Por Hildegard Rondón de Sansó|Fotografías (Opinión)

Hasta hace muy poco tiempo la fotografía era una técnica (para algunos un arte) de la exclusiva utilización del especialista, que era el fotógrafo.

El objetivo era siempre eventos trascendentales: el matrimonio, el bautizo, la graduación y, en el plano público, las declaratorias de guerra o de paz, las elevaciones al poder o la salida del mismo de los gobernantes; la entrega de premios significativos. Asimismo, había fenómenos de la naturaleza que, por su intensidad o rareza, merecían ser reproducíos por la cámara: inundaciones, eclipses, huracanes.

Lo importante es que la fotografía no era un plato de todos los días, sino algo propio de un menú especial.

Cuando las cámaras fotográficas comenzaron a ser más fáciles de manejar y los teléfonos se usaron también para completar la labor comunicacional, cambió el ejecutante de la foto y el motivo de su ejecución.

El fenómeno de esta divulgación se ha ido acelerando día a día y ya la “cámara” forma parte de la totalidad de los actos en los cuales el hombre participa.

Por lo que atañe a los viajes, hasta hace poco, el recuerdo de los lugares visitados quedaba a cargo de las llamadas “postales”, fotografías profesionales destinadas a reproducir los monumentos y paisajes más connotados de los sitios visitados.

Generalmente las postales se adquirían para ser copartícipes del viaje a los amigos, a quienes se les enviaba alguna diciendo: “Desde esta bella ciudad los recordamos a todos con cariño. Aquí visitando la tumba de Sacrilón II, hemos pensado en todos ustedes”.

Pues bien, la época de las postales llegó a su fin, a cambio de ello -he aquí una de las manifestaciones más intensas del fenómeno que comentamos: cada viajero tiene su propio archivo de fotos donde los lugares famosos son simplemente el telón de fondo de la familia que viaja. La situación con los fotógrafos aficionados es tal que para sacar una foto de la Fontana de Trevi o del Arco de Triunfo se necesita romper el cerco de cientos de fotógrafos particulares.

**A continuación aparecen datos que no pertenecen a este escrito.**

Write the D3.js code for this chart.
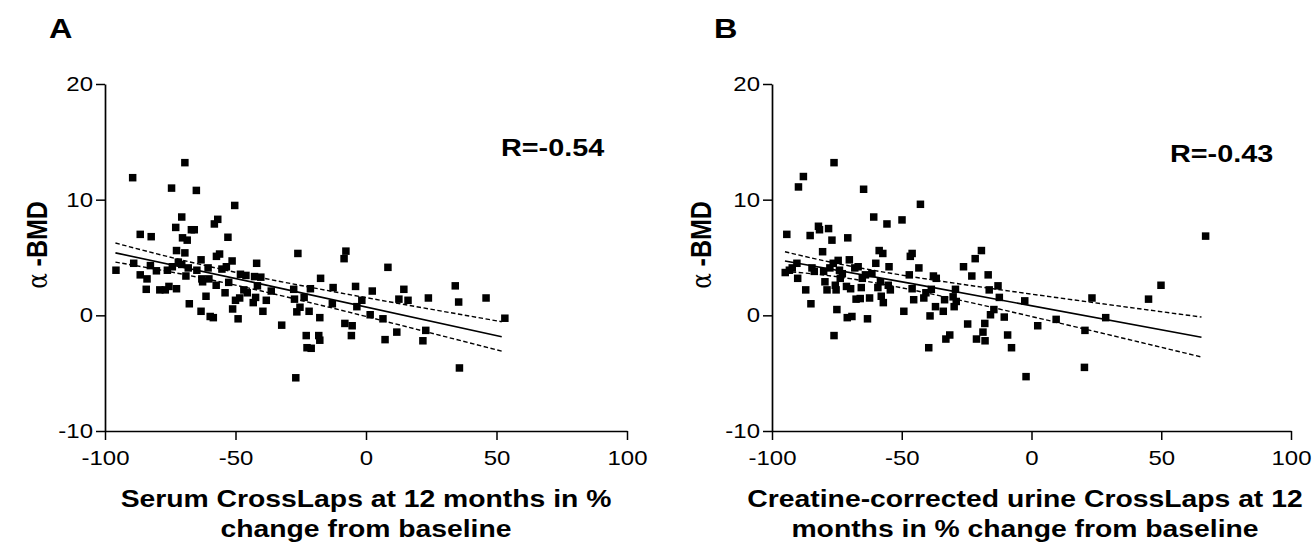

Además de la masificación del uso de las fotos paisajistas o conmemorativas, lo que es relevante es la tendencia a sacarse fotos en todas las posiciones: de frente, de perfil, sobre el murito, debajo de la enramada, en pleno tránsito, en la soledad del desierto, recogiendo nieve, nadando en aguas profundas rodeado de tiburones, subiendo al Everest, por intermediario o “selfie”.

No hay medio de comunicación particular que no esté sembrado de las fotos de los que desean comunicarse entre sí: la foto está en el “pin” del celular; en el mensaje que se envía por las redes informáticas; en la tarjeta de presentación, en los curricula, en el papel timbrado de la oficina. ¿Por qué?

Es indudable que hay mucho de narcisismo en ese buscarse en el grupo y encontrarse como un puntico más; pero hay que estar allí. Esa constante manía fotográfica habla también de la pérdida de algo que era resguardado en épocas anteriores con especial cuidado: la privacidad.

La gente no quiere privacidad, por el contrario, quieren compartir su existencia y sus hábitos.

Esta pérdida de la privacidad está muy vinculada a algo más grave, que es la pérdida del recato; a la vergüenza natural de ser sorprendido en posiciones íntimas. Esto es lo que uno siente cuando ve muchas de las fotografías que acompañan a los mensajes enviados por las redes, donde los remitentes retratados posan en posturas provocativas o insinuantes, simplemente para hacer resaltar lo que consideran conforma su atractivo físico.

Por el momento hay que advertir que estas actitudes son peligrosas, porque esos “modelos fotográficos” son sumamente indiscretos con su propia vida y van comunicando hacia dónde viajan, cómo se desplazan en forma tal que permiten a cualquier delincuente seguir la pista de una nueva presa.

Recomendamos actuar como se hacía en el siglo pasado en que se reservaba la foto para el camafeo que se ponía en el cuello de la amada o el amado, o para el álbum íntimo.